Brazil's Jair Bolsonaro copycats Trump with baseless claims of voter fraud while raising fears of election violence worse than January 6
- Brazil's Jair Bolsonaro is following Trump's lead by pushing baseless claims of mass voter fraud.
- Facing reelection next year, President Bolsonaro's approval numbers have plummeted.
- Bolsonaro is raising fears of the potential for violence if he doesn't accept the election result.
Brazilian President Jair Bolsonaro is again mimicking the behavior of former President Donald Trump by pushing unfounded claims of voter fraud as he vies for reelection.
Bolsonaro, the far right leader who's been called the "Brazilian Donald Trump" or the "Trump of the Tropics," is also raising fears he'll follow Trump's lead even further by objecting to the results if he loses at the polls next year - increasing the potential for violence.
"If he loses the election, he can mobilize the military forces, the police, the militias," Fernando Luiz Abrucio, a political scientist at the Getúlio Vargas Foundation, told the New York Times. "The degree of violence could be much greater than the episode in the US Capitol."
With a rapidly declining approval rating amid his disastrous handling of the COVID-19 pandemic, the Brazilian leader has been railing against his country's electronic voting system that has been in use for a quarter century. Bolsonaro wants voters to mark their choice on printed ballots or paper ballots, pushing the baseless notion that the current system opens the door for fraud.
Bolsonaro's attacks on the electoral process in Brazil are near-identical to Trump's efforts to undermine the voting process in the US in 2020, during which the US president zeroed in on mail-in voting. Like the Brazilian leader, Trump's poll numbers were in the dumps over much of the campaign season and his reelection prospects were dimming as he faced widespread criticism of his approach to the COVID-19 pandemic.
"If there are no printed ballots, it is a sign that there will be no election," Bolsonaro said during a speech in May.
Similarly, Trump during an interview last July said, "I think mail-in voting is going to rig the election."
Brazil's congress on Tuesday rejected a proposal pushed by Bolsonaro and his allies to require paper ballots. In the hours leading up to the vote, Bolsonaro's government held military parade in the capital of Brasilia that featured armored tanks. Critics said it was a blatant attempt to project strength and intimidate opponents.
Bolsonaro, who has openly defended the brutal dictatorship that ruled Brazil from 1964 to 1985 and was responsible for many atrocities, in an interview two decades ago said he'd stage a military takeover of his country. Bolsonaro at the time said he'd mount a coup the "same day" he became president.

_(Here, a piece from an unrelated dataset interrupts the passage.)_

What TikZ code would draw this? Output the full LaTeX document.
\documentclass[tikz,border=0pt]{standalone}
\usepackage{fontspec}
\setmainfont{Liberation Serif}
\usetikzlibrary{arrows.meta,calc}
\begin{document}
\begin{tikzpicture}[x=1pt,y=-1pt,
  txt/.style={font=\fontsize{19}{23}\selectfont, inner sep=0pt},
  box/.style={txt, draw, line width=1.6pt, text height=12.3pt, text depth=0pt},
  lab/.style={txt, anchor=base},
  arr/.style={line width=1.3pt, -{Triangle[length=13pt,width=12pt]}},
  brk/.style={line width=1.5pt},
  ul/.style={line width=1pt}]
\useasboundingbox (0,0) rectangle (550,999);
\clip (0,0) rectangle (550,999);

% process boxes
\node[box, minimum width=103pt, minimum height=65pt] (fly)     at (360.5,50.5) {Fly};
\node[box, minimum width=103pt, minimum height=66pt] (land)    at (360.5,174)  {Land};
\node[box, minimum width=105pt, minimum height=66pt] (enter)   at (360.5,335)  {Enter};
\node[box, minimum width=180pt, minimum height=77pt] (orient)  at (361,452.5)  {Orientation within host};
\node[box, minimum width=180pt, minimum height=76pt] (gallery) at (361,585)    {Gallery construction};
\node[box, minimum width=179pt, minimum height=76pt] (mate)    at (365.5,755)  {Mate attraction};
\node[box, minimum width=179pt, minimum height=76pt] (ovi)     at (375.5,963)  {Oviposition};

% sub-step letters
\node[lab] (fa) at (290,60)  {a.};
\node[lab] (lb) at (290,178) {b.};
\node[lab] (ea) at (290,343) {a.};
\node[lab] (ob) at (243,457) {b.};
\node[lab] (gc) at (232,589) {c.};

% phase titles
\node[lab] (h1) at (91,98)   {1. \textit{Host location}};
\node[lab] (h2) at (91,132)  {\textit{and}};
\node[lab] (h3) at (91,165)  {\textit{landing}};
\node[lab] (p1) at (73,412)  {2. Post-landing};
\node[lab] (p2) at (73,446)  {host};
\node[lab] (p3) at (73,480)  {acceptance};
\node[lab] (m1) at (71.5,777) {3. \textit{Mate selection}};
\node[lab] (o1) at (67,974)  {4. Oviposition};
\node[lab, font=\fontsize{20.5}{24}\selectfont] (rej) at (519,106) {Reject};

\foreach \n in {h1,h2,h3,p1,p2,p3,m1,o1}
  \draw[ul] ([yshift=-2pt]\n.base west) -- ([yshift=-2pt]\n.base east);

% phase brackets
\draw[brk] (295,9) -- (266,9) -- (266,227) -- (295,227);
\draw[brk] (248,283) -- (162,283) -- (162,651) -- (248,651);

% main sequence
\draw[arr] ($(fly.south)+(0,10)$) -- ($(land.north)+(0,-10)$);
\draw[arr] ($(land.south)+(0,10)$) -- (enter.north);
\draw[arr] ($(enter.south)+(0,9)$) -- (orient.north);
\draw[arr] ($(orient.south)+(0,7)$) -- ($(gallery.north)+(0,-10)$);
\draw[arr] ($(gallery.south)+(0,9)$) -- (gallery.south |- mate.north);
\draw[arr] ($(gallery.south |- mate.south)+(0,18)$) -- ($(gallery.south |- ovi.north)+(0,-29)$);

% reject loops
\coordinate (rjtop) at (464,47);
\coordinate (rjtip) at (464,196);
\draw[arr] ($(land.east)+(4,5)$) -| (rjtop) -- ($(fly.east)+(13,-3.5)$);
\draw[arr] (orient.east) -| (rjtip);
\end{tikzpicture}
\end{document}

"There's not even the littlest doubt," Bolsonaro said in the interview. "I'd stage a coup the same day, the same day. Congress doesn't work. I'm sure at least 90 percent of people would party and clap."
President Joe Biden's national security advisor, Jake Sullivan, during a recent visit to Brazil warned Bolsonaro against undermining the integrity of his country's elections given no evidence of mass fraud in prior Brazilian elections, a US official told the Folha de S.Paulo newspaper, per Reuters.